Lieutenant Colonel Edward Akroyd (1810–1887), English manufacturer, was born into a textile manufacturing family in 1810, and when he died in 1887, he still owned the family firm. He inherited "James Akroyd & Sons Ltd." from his father in 1847, and he became the owner of one of the country's largest worsted manufacturers.
He established mills at Haley Hill in Halifax and then at Copley, two miles or so to the south. He proved to be a very successful businessman, and his firm made him very prosperous. At Haley Hill, not far from his mills, he extended a large mansion, Bankfield, and then went to live there.
Akroyd was well read and concerned about the fortunes of Halifax and the terrible social conditions that grew out of the industrial revolution. He funded and supported a local allotment society and many institutions for the working classes, a school for child labourers, a workers' pension scheme, several churches (he was a staunch Anglican) and a cemetery. He founded a Working Men's College, the first outside London.
In the mid-1850s, he helped found the Yorkshire Penny Bank (to encourage workers to save), and he worked closely with the Halifax Permanent Building Society (later the Halifax Building Society) to promote home ownership through his model village Akroydon. This was built after his initial housing development, which he had undertaken with his brother at Copley, to show people how housing conditions could be improved. He was partly responsible for bringing the railway to the town.
Edward Akroyd became a Lieutenant Colonel of the 4th Yorkshire West Riding (Halifax) Rifle Volunteers in 1861, and served as a member of Parliament.

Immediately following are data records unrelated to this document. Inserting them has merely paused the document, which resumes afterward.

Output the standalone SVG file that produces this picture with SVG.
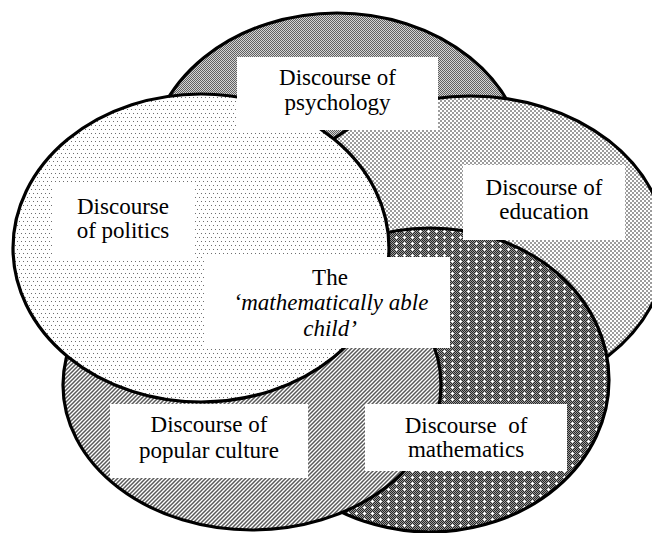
<svg xmlns="http://www.w3.org/2000/svg" width="652" height="533" viewBox="0 0 652 533">
  <defs>
    <!-- fill textures for the five discourse regions -->
    <pattern id="pat-psych" width="2" height="2" patternUnits="userSpaceOnUse">
      <rect width="2" height="2" fill="#d4d4d4"/>
      <rect x="0" y="0" width="1" height="1" fill="#606060"/>
      <rect x="1" y="1" width="1" height="1" fill="#606060"/>
    </pattern>
    <pattern id="pat-edu" width="4" height="4" patternUnits="userSpaceOnUse">
      <rect width="4" height="4" fill="#ffffff"/>
      <rect x="0" y="0" width="2" height="2" fill="#9c9c9c"/>
      <rect x="2" y="2" width="2" height="2" fill="#9c9c9c"/>
    </pattern>
    <pattern id="pat-politics" width="4" height="8" patternUnits="userSpaceOnUse">
      <rect width="4" height="8" fill="#ffffff"/>
      <rect x="1" y="1" width="1" height="1" fill="#6e6e6e"/>
      <rect x="3" y="5" width="1" height="1" fill="#6e6e6e"/>
    </pattern>
    <pattern id="pat-popular" width="4" height="4" patternUnits="userSpaceOnUse">
      <rect width="4" height="4" fill="#ffffff"/>
      <path d="M-1,5 L5,-1 M-1,1 L1,-1 M3,5 L5,3" stroke="#5a5a5a" stroke-width="1.5"/>
    </pattern>
    <pattern id="pat-maths" width="8" height="6" patternUnits="userSpaceOnUse">
      <rect width="8" height="6" fill="#9a9a9a"/>
      <path d="M0,0.5H8 M1,1.5H9 M0,2.5H8 M1,3.5H9 M0,4.5H8 M1,5.5H9" stroke="#262626" stroke-width="1" stroke-dasharray="1 1"/>
      <rect x="3" y="3" width="3" height="1" fill="#ffffff"/>
      <rect x="4" y="2" width="1" height="3" fill="#ffffff"/>
    </pattern>
  </defs>
  <style>
    .region { stroke: #000; stroke-width: 3.2; }
    .box { fill: #ffffff; }
    .label { font-family: "Liberation Serif", "Times New Roman", serif; font-size: 23px; fill: #000; text-anchor: middle; }
    .it { font-style: italic; }
  </style>

  <rect width="652" height="533" fill="#ffffff"/>

  <!-- overlapping discourse regions, back to front -->
  <g id="psychology">
    <ellipse class="region" cx="337" cy="165" rx="188" ry="152" fill="url(#pat-psych)"/>
  </g>
  <g id="education">
    <ellipse class="region" cx="470" cy="248" rx="196" ry="152" fill="url(#pat-edu)"/>
  </g>
  <g id="mathematics">
    <ellipse class="region" cx="430" cy="380" rx="179" ry="152" fill="url(#pat-maths)"/>
  </g>
  <g id="popular-culture">
    <ellipse class="region" cx="252" cy="385" rx="189" ry="145" fill="url(#pat-popular)"/>
  </g>
  <g id="politics">
    <ellipse class="region" cx="201" cy="248" rx="188" ry="154" fill="url(#pat-politics)"/>
  </g>

  <!-- label panels -->
  <g id="psychology-label">
    <rect class="box" x="237" y="57" width="201" height="73"/>
    <text class="label" x="337.5" y="85">Discourse of</text>
    <text class="label" x="337.5" y="110">psychology</text>
  </g>
  <g id="education-label">
    <rect class="box" x="463" y="165" width="162" height="75"/>
    <text class="label" x="544" y="195">Discourse of</text>
    <text class="label" x="544" y="219">education</text>
  </g>
  <g id="politics-label">
    <rect class="box" x="52" y="183" width="143" height="75"/>
    <text class="label" x="123" y="214">Discourse</text>
    <text class="label" x="123" y="238">of politics</text>
  </g>
  <g id="child">
    <rect class="box" x="205" y="257" width="245" height="91"/>
    <text class="label" x="330" y="285">The</text>
    <text class="label it" x="331" y="310">‘mathematically able</text>
    <text class="label it" x="330" y="336">child’</text>
  </g>
  <g id="popular-culture-label">
    <rect class="box" x="110" y="404" width="198" height="74"/>
    <text class="label" x="209" y="432">Discourse of</text>
    <text class="label" x="209" y="458">popular culture</text>
  </g>
  <g id="mathematics-label">
    <rect class="box" x="365" y="404" width="202" height="67"/>
    <text class="label" x="466" y="433" xml:space="preserve">Discourse  of</text>
    <text class="label" x="466" y="457">mathematics</text>
  </g>
</svg>
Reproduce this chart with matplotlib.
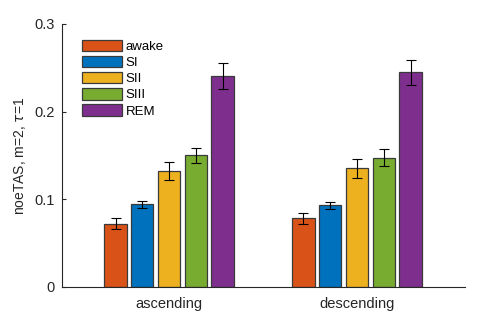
import matplotlib.pyplot as plt
import numpy as np

plt.rcParams['font.family'] = ['Liberation Sans', 'DejaVu Sans']

groups = ['ascending', 'descending']
stages = ['awake', 'SI', 'SII', 'SIII', 'REM']
colors = ['#D95319', '#0072BD', '#EDB120', '#77AC30', '#7E2F8E']

# rows = stages, columns = groups
means = [
    [0.0724, 0.0784],
    [0.0943, 0.0932],
    [0.1326, 0.1352],
    [0.1500, 0.1477],
    [0.2405, 0.2447],
]
errs = [
    [0.0066, 0.0063],
    [0.0042, 0.0040],
    [0.0100, 0.0104],
    [0.0088, 0.0095],
    [0.0150, 0.0144],
]

fig = plt.figure(figsize=(4.91, 3.22), dpi=100)
ax = fig.add_axes([0.1263, 0.1087, 0.8207, 0.8168])

index = np.arange(1, len(groups) + 1)
step = 0.1426
bar_width = 0.119

for i, st in enumerate(stages):
    pos = index + (i - 2) * step
    ax.bar(pos, means[i], bar_width, color=colors[i], edgecolor='#3a3a3a',
           linewidth=0.9, label=st, zorder=2)
    ax.errorbar(pos, means[i], yerr=errs[i], fmt='none', ecolor='black',
                elinewidth=0.8, capsize=3.5, capthick=0.8, zorder=3)

ax.set_xlim(0.43, 2.575)
ax.set_ylim(0, 0.3)
ax.set_yticks([0, 0.1, 0.2, 0.3])
ax.set_yticklabels(['0', '0.1', '0.2', '0.3'])
ax.set_xticks(index)
ax.set_xticklabels(groups)
ax.set_ylabel(r'noeTAS, m=2, $\tau$=1', fontsize=10, color='#262626', labelpad=5)

for side in ['top', 'right']:
    ax.spines[side].set_visible(False)
for side in ['left', 'bottom']:
    ax.spines[side].set_color('#262626')
    ax.spines[side].set_linewidth(0.8)
ax.tick_params(axis='y', direction='in', length=3, width=0.8, colors='#262626',
               labelsize=10.5, pad=5)
ax.tick_params(axis='x', length=0, colors='#262626', labelsize=10.5, pad=7)

ax.legend(loc='upper left', bbox_to_anchor=(0.05, 0.94), borderaxespad=0,
          borderpad=0, frameon=False, fontsize=9.5, handlelength=3.0,
          handleheight=0.95, labelspacing=0.22, handletextpad=0.3)

fig.savefig('out.png', dpi=100)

Akroyd's kindness was well known, and many had cause to be grateful to him. They felt his problems as keenly as their own when some of his overseas investments failed and he suffered great financial loss. The unkindest cut of fate, however, was when he fell from his horse and received severe head injuries. After this, his failing health caused him to leave Halifax for a secluded life at St Leonards-on-Sea, attended by only one manservant, and it was there that he died in 1887. At his funeral, 15,000 mourners crowded outside All Souls' Church and many businesses closed for a few hours as a mark of respect. On his death, he left an estate of £1,234 1s. 10d.
Now that the Akroyd business empire has passed well into history, what remains of it in Halifax is something of the architectural heritage to remind one of the scope of Akroyd's vision. The small church at Copley survives (without the colossal mill which stood nearby). At Haley Hill the mill survives in multiple occupation as part of the Dean Clough business park; the Akroyd mansion, Bankfield, which has been a municipal museum for many years still stands on the edge of the gothic-style, stone-built model village, which survives more or less intact. The crowning feature of the scheme, Sir George Gilbert Scott's white limestone All Souls' Church (1856-8) still dominates the area, its lofty spire reaching 236 feet into the Yorkshire sky: the second tallest in the county (Wakefield Cathedral has the highest spire). Both St Stephen's Copley and All Souls itself are now vested in the Churches Conservation Trust, All Souls' having been rescued from demolition by a continuing programme of restoration initially organized by a board of Trustees assembled for the purpose. No regular services have been held at All Souls' Haley Hill since 1977.